— REQUEST —
Pictures excluded, return the lines below from the first through the line holding "4.7, 3.55, 5.45];".

— SOURCE EXCERPT —
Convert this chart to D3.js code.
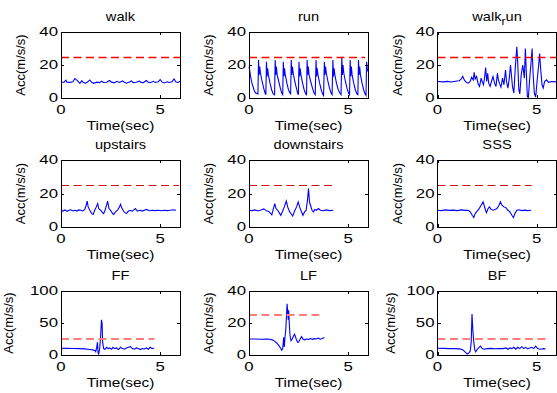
<!DOCTYPE html>
<html>
<head>
<meta charset="utf-8">
<script src="https://cdn.jsdelivr.net/npm/d3@7"></script>
<style>
  body { margin: 0; background: #fff; }
  svg { display: block; }
  text { font-family: "Liberation Sans", Arial, sans-serif; fill: #000; }
</style>
</head>
<body>
<svg id="chart"></svg>
<script>
// Titres des sous-graphiques
const titles = ["walk", "run", "walk_run", "upstairs", "downstairs", "SSS", "FF", "LF", "BF"];
const yMax = [40, 40, 40, 40, 40, 40, 100, 40, 100];
const yTicks40 = [0, 20, 40];
const yTicks100 = [0, 50, 100];
const xTicks = [0, 5];
const threshold = 25;
const thresholdEnd = [6, 5.85, 6, 5.95, 4.25, 4.75, 4.7, 3.55, 5.45];

// Signaux [temps (s), accélération (m/s/s)]
const walk = [[0,9.5],[0.15,9.6],[0.25,10.8],[0.3,9.6],[0.45,9.5],[0.6,9.8],[0.7,11.8],[0.78,11.0],[0.85,10.2],[0.95,8.9],[1.05,10.5],[1.12,9.4],[1.25,9.0],[1.35,9.8],[1.45,10.9],[1.55,9.5],[1.65,8.9],[1.8,9.6],[1.95,9.3],[2.05,10.2],[2.15,9.4],[2.3,9.5],[2.45,10.6],[2.55,9.6],[2.7,9.2],[2.8,10.1],[2.95,9.4],[3.1,10.3],[3.2,9.5],[3.3,9.0],[3.45,9.7],[3.55,10.3],[3.65,9.3],[3.8,9.5],[3.95,10.2],[4.05,9.4],[4.15,9.3],[4.3,10.6],[4.4,9.6],[4.5,9.3],[4.65,10.1],[4.75,9.4],[4.9,9.8],[5.0,11.2],[5.1,9.6],[5.2,9.1],[5.35,9.8],[5.45,9.4],[5.6,9.9],[5.7,11.5],[5.8,9.7],[5.9,9.4],[6.0,10.2]];

const run = [[0,19],[0.03,17],[0.08,13],[0.15,9],[0.25,5],[0.33,3],[0.45,2.5],
  [0.48,23],[0.51,14],[0.54,19],[0.58,15],[0.66,10],[0.74,6],[0.81,3],[0.85,2],
  [0.88,22],[0.91,13],[0.94,18],[0.98,14],[1.06,9],[1.14,5],[1.22,2.5],[1.29,2],
  [1.32,23],[1.35,14],[1.38,19],[1.42,14],[1.5,10],[1.58,6],[1.65,3],[1.7,2],
  [1.73,22],[1.76,13],[1.79,18],[1.83,14],[1.91,9],[1.99,5],[2.06,3],[2.1,2.5],
  [2.13,23],[2.16,14],[2.19,19],[2.23,15],[2.31,10],[2.39,6],[2.45,3],[2.49,2],
  [2.52,22],[2.55,13],[2.58,18],[2.62,14],[2.7,9],[2.78,5],[2.86,2.5],[2.9,2],
  [2.93,23],[2.96,14],[2.99,19],[3.03,14],[3.11,10],[3.2,6],[3.28,3],[3.34,2],
  [3.38,23],[3.41,13],[3.44,18],[3.48,14],[3.56,9],[3.64,5],[3.71,2.5],[3.76,1.5],
  [3.8,22],[3.83,14],[3.86,19],[3.9,15],[3.98,10],[4.06,6],[4.14,3],[4.19,2],
  [4.23,23],[4.26,13],[4.29,18],[4.33,14],[4.41,9],[4.5,5],[4.58,3],[4.64,2],
  [4.68,25],[4.71,14],[4.74,20],[4.78,15],[4.86,10],[4.94,6],[5.02,3],[5.07,2],
  [5.1,23],[5.13,13],[5.16,19],[5.2,14],[5.28,9],[5.36,5],[5.44,2.5],[5.49,2],
  [5.52,23],[5.55,14],[5.58,19],[5.62,14],[5.7,9],[5.78,5],[5.85,2.5],[5.9,1.5],
  [5.93,22],[5.96,18],[6.0,16]];

const walkRun = [[0,10],[0.3,9.8],[0.5,10.1],[0.7,9.7],[0.9,10.2],[1.1,10.5],[1.2,11.5],[1.27,13.2],[1.35,11],[1.45,9.5],[1.55,9],[1.65,10],[1.72,12.5],[1.8,11],[1.85,15.5],[1.9,11.5],[1.97,13],[2.05,8.5],[2.12,7],[2.2,12],[2.25,10],[2.32,8],[2.38,13],[2.43,18.5],[2.48,10],[2.53,15],[2.58,9],[2.65,7],[2.72,10],[2.8,13],[2.88,9],[2.95,7],[3.02,15],[3.07,11],[3.12,9],[3.2,6.5],[3.28,12],[3.35,8],[3.43,17],[3.48,10],[3.55,6],[3.62,12],[3.68,20],[3.72,15],[3.78,7],[3.85,3],[3.92,18],[4.0,31],[4.05,20],[4.1,5],[4.15,2.5],[4.22,14],[4.3,20],[4.38,12],[4.43,30],[4.48,15],[4.53,1],[4.58,0],[4.65,12],[4.72,22],[4.77,30],[4.82,15],[4.88,3],[4.95,0.5],[5.02,10],[5.1,20],[5.15,27],[5.2,18],[5.27,8],[5.33,6],[5.4,10],[5.5,11],[5.6,9.5],[5.75,10],[5.9,9.8],[6.0,10]];

const upstairs = [[0,10],[0.1,9.5],[0.2,10.2],[0.3,9.4],[0.4,10],[0.5,10.3],[0.6,9.6],[0.7,10],[0.8,9.5],[0.9,10.2],[1.0,10],[1.1,9.6],[1.2,10.5],[1.27,13],[1.32,15.5],[1.37,12],[1.45,10],[1.55,8],[1.62,7.5],[1.7,10],[1.78,12],[1.85,14],[1.9,11],[2.0,10],[2.1,8.5],[2.15,8],[2.22,10],[2.3,13],[2.35,15.5],[2.42,11],[2.5,10],[2.6,8],[2.65,7.5],[2.75,9],[2.85,10],[2.95,12],[3.0,13.5],[3.08,11],[3.18,9],[3.3,8],[3.4,9.5],[3.5,9.8],[3.6,9.5],[3.75,11],[3.85,9.5],[4.0,10],[4.1,9.5],[4.2,10],[4.3,10.5],[4.45,9.7],[4.6,10],[4.75,9.8],[4.9,10],[5.05,9.7],[5.2,10],[5.35,9.8],[5.5,10],[5.65,10.3],[5.8,10]];

const downstairs = [[0,10],[0.15,9.8],[0.3,10.2],[0.45,9.6],[0.6,10.1],[0.75,10.8],[0.82,10.2],[0.9,9.5],[1.0,9.2],[1.1,8],[1.15,7.3],[1.22,10.5],[1.3,14],[1.36,11],[1.45,10],[1.55,8],[1.6,7],[1.68,9],[1.78,12],[1.88,15.5],[1.95,12],[2.05,9],[2.15,7.5],[2.2,6.5],[2.3,9.5],[2.4,12],[2.48,15],[2.55,12],[2.65,9],[2.72,7],[2.8,9],[2.88,10],[2.95,16],[3.0,23],[3.05,15],[3.1,13],[3.18,10],[3.25,9],[3.32,10.5],[3.4,10],[3.5,11],[3.6,10],[3.75,9.7],[3.9,10.2],[4.05,9.8],[4.25,10]];

const sss = [[0,10],[0.2,9.8],[0.4,10.2],[0.6,9.9],[0.8,10.1],[1.0,9.8],[1.2,10.2],[1.4,9.9],[1.55,10],[1.65,9],[1.75,7],[1.83,5.6],[1.9,8],[2.0,9.5],[2.1,11],[2.2,13],[2.3,15],[2.35,13],[2.42,10],[2.47,8.5],[2.55,11],[2.62,12],[2.7,10.5],[2.8,10],[2.9,10.5],[3.0,11],[3.1,13],[3.17,15],[3.25,13],[3.35,12],[3.45,11.5],[3.55,10],[3.65,9],[3.75,7],[3.83,5.6],[3.9,8],[4.0,10],[4.1,10.3],[4.25,9.8],[4.4,10.1],[4.55,9.8],[4.72,10]];

const ff = [[0,10.5],[0.3,10.4],[0.6,10.2],[0.9,10],[1.2,9.5],[1.45,8.5],[1.6,8],[1.7,7],[1.75,5],[1.8,12],[1.84,20],[1.87,3],[1.9,1.5],[1.95,10],[2.0,30],[2.04,55],[2.07,50],[2.1,20],[2.15,10],[2.22,9],[2.3,12],[2.38,10],[2.45,11],[2.55,9],[2.62,12],[2.7,10],[2.8,11],[2.9,8.5],[3.0,12],[3.1,10],[3.2,9],[3.3,11],[3.4,12],[3.5,13],[3.6,10],[3.7,9],[3.8,11],[3.9,10],[4.0,8.5],[4.1,10],[4.2,9.5],[4.3,11],[4.4,9],[4.5,12],[4.6,10],[4.7,11]];

const lf = [[0,10],[0.3,10],[0.6,9.8],[0.9,10],[1.05,9.8],[1.2,9.3],[1.3,8.5],[1.4,7.5],[1.5,6],[1.58,4.5],[1.65,3],[1.7,4],[1.75,11],[1.78,5],[1.82,12],[1.85,15],[1.88,22],[1.92,32],[1.95,27],[1.98,22],[2.0,28],[2.03,20],[2.07,12],[2.12,9],[2.18,10],[2.25,12],[2.3,13],[2.38,10],[2.45,8],[2.5,8],[2.58,10],[2.65,11.5],[2.72,10],[2.8,9.5],[2.9,10],[3.0,9.8],[3.1,10.3],[3.2,9.8],[3.3,10.2],[3.4,10],[3.5,10.5],[3.6,9.9],[3.7,10.3],[3.8,11]];

const bf = [[0,10.5],[0.3,10.3],[0.6,10],[0.9,10],[1.1,9.5],[1.25,8.5],[1.35,6],[1.45,3],[1.5,1.5],[1.58,3],[1.65,6],[1.7,20],[1.74,64],[1.78,40],[1.83,20],[1.88,8],[1.93,5],[2.0,9],[2.1,12],[2.17,14],[2.25,10],[2.35,9],[2.5,10],[2.7,10.3],[2.9,9.8],[3.1,10.2],[3.3,10],[3.45,11],[3.55,9],[3.65,11],[3.75,10],[3.85,12],[3.95,9],[4.05,12],[4.15,10],[4.25,13],[4.35,10],[4.45,12],[4.55,9.5],[4.65,11],[4.75,12],[4.85,10],[4.95,14],[5.05,10],[5.15,9],[5.25,9.5],[5.35,10],[5.45,9.5]];

const series = [walk, run, walkRun, upstairs, downstairs, sss, ff, lf, bf];

// Mise en page (grille 3x3)
const width = 557, height = 393;
const colLeft = [61, 249, 437.5];
const plotW = 119;
const rowTop = [32, 160, 291];
const rowH = [66, 67, 64];
const redStyle = [
  {color: "#ff0000", w: 1.3},
  {color: "#cc1111", w: 1},
  {color: "#ff7f7f", w: 2}
];

const svg = d3.select("#chart")
    .attr("width", width)
    .attr("height", height);

function label(g, txt, x, y, size, sx, anchor) {
  return g.append("text")
    .attr("transform", `translate(${x},${y}) scale(${sx},1)`)
    .attr("text-anchor", anchor)
    .style("font-size", size + "px")
    .text(txt);
}

series.forEach((data, i) => {
  const r = Math.floor(i / 3), c = i % 3;
  const x0 = colLeft[c], y0 = rowTop[r], h = rowH[r];
  const x = d3.scaleLinear().domain([0, 6]).range([x0, x0 + plotW]);
  const y = d3.scaleLinear().domain([0, yMax[i]]).range([y0 + h, y0]);
  const yTicks = yMax[i] === 100 ? yTicks100 : yTicks40;
  const g = svg.append("g");

  // signal
  g.append("path")
    .datum(data)
    .attr("d", d3.line().x(d => x(d[0])).y(d => y(d[1])))
    .attr("fill", "none")
    .attr("stroke", "#0000ff")
    .attr("stroke-width", 1.1);

  // seuil 25 m/s/s
  const yt = r === 2 ? Math.round(y(threshold)) : Math.round(y(threshold)) + 0.5;
  g.append("line")
    .attr("x1", x(0)).attr("x2", x(thresholdEnd[i]))
    .attr("y1", yt).attr("y2", yt)
    .attr("stroke", redStyle[r].color)
    .attr("stroke-width", redStyle[r].w)
    .attr("stroke-dasharray", "8,4.5");

  // cadre
  g.append("rect")
    .attr("x", x0).attr("y", y0).attr("width", plotW).attr("height", h)
    .attr("fill", "none").attr("stroke", "#000").attr("stroke-width", 1)
    .attr("shape-rendering", "crispEdges");

  // graduations vers l'intérieur sur les 4 côtés
  const noDomain = a => a.select(".domain").remove();
  g.append("g").attr("transform", `translate(0,${y0 + h})`)
    .call(d3.axisBottom(x).tickValues(xTicks).tickSize(-3).tickFormat("")).call(noDomain);
  g.append("g").attr("transform", `translate(0,${y0})`)
    .call(d3.axisTop(x).tickValues(xTicks).tickSize(-3).tickFormat("")).call(noDomain);
  g.append("g").attr("transform", `translate(${x0},0)`)
    .call(d3.axisLeft(y).tickValues(yTicks).tickSize(-3).tickFormat("")).call(noDomain);
  g.append("g").attr("transform", `translate(${x0 + plotW},0)`)
    .call(d3.axisRight(y).tickValues(yTicks).tickSize(-3).tickFormat("")).call(noDomain);
  g.selectAll(".tick line").attr("stroke", "#000").attr("shape-rendering", "crispEdges");

  // étiquettes
  yTicks.forEach(v => label(g, v, x0 - 3, y(v) + 4.3, 12, 1.4, "end"));
  xTicks.forEach(v => label(g, v, x(v), y0 + h + 16, 12, 1.4, "middle"));
  label(g, "Time(sec)", x0 + plotW / 2, y0 + h + 31.5, 12, 1.28, "middle");

  const t = label(g, "", x0 + plotW / 2, y0 - 11.5, 12, 1.22, "middle");
  if (titles[i] === "walk_run") {
    t.append("tspan").text("walk");
    t.append("tspan").attr("dy", 4).style("font-size", "10px").text("r");
    t.append("tspan").attr("dy", -4).text("un");
  } else {
    t.text(titles[i]);
  }

  const yOff = yMax[i] === 100 ? (c === 0 ? 48 : 43) : 36;
  g.append("text")
    .attr("transform", `translate(${x0 - yOff},${y0 + h / 2}) rotate(-90)`)
    .attr("text-anchor", "middle")
    .style("font-size", "13px")
    .text("Acc(m/s/s)");
});
</script>
</body>
</html>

— THE ANSWER —
Convert this chart to D3.js code.
<!DOCTYPE html>
<html>
<head>
<meta charset="utf-8">
<script src="https://cdn.jsdelivr.net/npm/d3@7"></script>
<style>
  body { margin: 0; background: #fff; }
  svg { display: block; }
  text { font-family: "Liberation Sans", Arial, sans-serif; fill: #000; }
</style>
</head>
<body>
<svg id="chart"></svg>
<script>
// Titres des sous-graphiques
const titles = ["walk", "run", "walk_run", "upstairs", "downstairs", "SSS", "FF", "LF", "BF"];
const yMax = [40, 40, 40, 40, 40, 40, 100, 40, 100];
const yTicks40 = [0, 20, 40];
const yTicks100 = [0, 50, 100];
const xTicks = [0, 5];
const threshold = 25;
const thresholdEnd = [6, 5.85, 6, 5.95, 4.25, 4.75, 4.7, 3.55, 5.45];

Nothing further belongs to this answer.